*** DATA ***

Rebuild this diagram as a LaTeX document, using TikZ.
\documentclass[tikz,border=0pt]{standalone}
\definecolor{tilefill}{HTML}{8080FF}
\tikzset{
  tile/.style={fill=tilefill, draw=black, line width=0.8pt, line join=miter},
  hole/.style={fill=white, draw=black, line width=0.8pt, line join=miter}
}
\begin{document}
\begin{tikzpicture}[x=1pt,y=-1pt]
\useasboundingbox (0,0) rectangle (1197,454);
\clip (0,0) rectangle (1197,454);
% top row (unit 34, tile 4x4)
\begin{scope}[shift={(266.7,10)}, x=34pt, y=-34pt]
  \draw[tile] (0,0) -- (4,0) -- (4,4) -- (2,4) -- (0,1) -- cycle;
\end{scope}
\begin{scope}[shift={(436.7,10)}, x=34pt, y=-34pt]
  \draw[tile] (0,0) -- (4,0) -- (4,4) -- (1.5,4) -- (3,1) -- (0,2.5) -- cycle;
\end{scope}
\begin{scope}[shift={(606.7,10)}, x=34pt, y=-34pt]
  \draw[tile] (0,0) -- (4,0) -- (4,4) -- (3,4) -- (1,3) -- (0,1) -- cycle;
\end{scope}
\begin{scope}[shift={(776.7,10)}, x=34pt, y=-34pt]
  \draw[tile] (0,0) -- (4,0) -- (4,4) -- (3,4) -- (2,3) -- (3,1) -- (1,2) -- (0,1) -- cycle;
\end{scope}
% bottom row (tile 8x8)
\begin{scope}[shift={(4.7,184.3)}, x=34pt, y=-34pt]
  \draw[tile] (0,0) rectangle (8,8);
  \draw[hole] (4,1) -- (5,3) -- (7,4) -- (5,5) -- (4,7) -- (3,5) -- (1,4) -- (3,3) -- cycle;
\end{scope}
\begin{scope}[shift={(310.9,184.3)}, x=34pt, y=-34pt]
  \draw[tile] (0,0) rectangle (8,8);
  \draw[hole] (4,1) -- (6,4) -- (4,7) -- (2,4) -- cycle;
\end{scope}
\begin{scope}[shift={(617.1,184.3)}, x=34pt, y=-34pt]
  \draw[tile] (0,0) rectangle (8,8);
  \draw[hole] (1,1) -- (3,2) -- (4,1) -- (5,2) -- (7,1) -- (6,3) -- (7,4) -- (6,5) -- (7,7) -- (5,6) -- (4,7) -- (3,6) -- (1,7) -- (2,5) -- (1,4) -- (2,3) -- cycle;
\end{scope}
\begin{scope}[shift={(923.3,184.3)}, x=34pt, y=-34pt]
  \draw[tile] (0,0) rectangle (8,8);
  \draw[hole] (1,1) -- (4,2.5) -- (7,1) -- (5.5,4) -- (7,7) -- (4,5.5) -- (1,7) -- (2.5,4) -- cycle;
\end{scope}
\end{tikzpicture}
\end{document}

***

#### TASK GOAL
Print the material verbatim, all of it.

#### WRITTEN REPLY
Rebuild this diagram as a LaTeX document, using TikZ.
\documentclass[tikz,border=0pt]{standalone}
\definecolor{tilefill}{HTML}{8080FF}
\tikzset{
  tile/.style={fill=tilefill, draw=black, line width=0.8pt, line join=miter},
  hole/.style={fill=white, draw=black, line width=0.8pt, line join=miter}
}
\begin{document}
\begin{tikzpicture}[x=1pt,y=-1pt]
\useasboundingbox (0,0) rectangle (1197,454);
\clip (0,0) rectangle (1197,454);
% top row (unit 34, tile 4x4)
\begin{scope}[shift={(266.7,10)}, x=34pt, y=-34pt]
  \draw[tile] (0,0) -- (4,0) -- (4,4) -- (2,4) -- (0,1) -- cycle;
\end{scope}
\begin{scope}[shift={(436.7,10)}, x=34pt, y=-34pt]
  \draw[tile] (0,0) -- (4,0) -- (4,4) -- (1.5,4) -- (3,1) -- (0,2.5) -- cycle;
\end{scope}
\begin{scope}[shift={(606.7,10)}, x=34pt, y=-34pt]
  \draw[tile] (0,0) -- (4,0) -- (4,4) -- (3,4) -- (1,3) -- (0,1) -- cycle;
\end{scope}
\begin{scope}[shift={(776.7,10)}, x=34pt, y=-34pt]
  \draw[tile] (0,0) -- (4,0) -- (4,4) -- (3,4) -- (2,3) -- (3,1) -- (1,2) -- (0,1) -- cycle;
\end{scope}
% bottom row (tile 8x8)
\begin{scope}[shift={(4.7,184.3)}, x=34pt, y=-34pt]
  \draw[tile] (0,0) rectangle (8,8);
  \draw[hole] (4,1) -- (5,3) -- (7,4) -- (5,5) -- (4,7) -- (3,5) -- (1,4) -- (3,3) -- cycle;
\end{scope}
\begin{scope}[shift={(310.9,184.3)}, x=34pt, y=-34pt]
  \draw[tile] (0,0) rectangle (8,8);
  \draw[hole] (4,1) -- (6,4) -- (4,7) -- (2,4) -- cycle;
\end{scope}
\begin{scope}[shift={(617.1,184.3)}, x=34pt, y=-34pt]
  \draw[tile] (0,0) rectangle (8,8);
  \draw[hole] (1,1) -- (3,2) -- (4,1) -- (5,2) -- (7,1) -- (6,3) -- (7,4) -- (6,5) -- (7,7) -- (5,6) -- (4,7) -- (3,6) -- (1,7) -- (2,5) -- (1,4) -- (2,3) -- cycle;
\end{scope}
\begin{scope}[shift={(923.3,184.3)}, x=34pt, y=-34pt]
  \draw[tile] (0,0) rectangle (8,8);
  \draw[hole] (1,1) -- (4,2.5) -- (7,1) -- (5.5,4) -- (7,7) -- (4,5.5) -- (1,7) -- (2.5,4) -- cycle;
\end{scope}
\end{tikzpicture}
\end{document}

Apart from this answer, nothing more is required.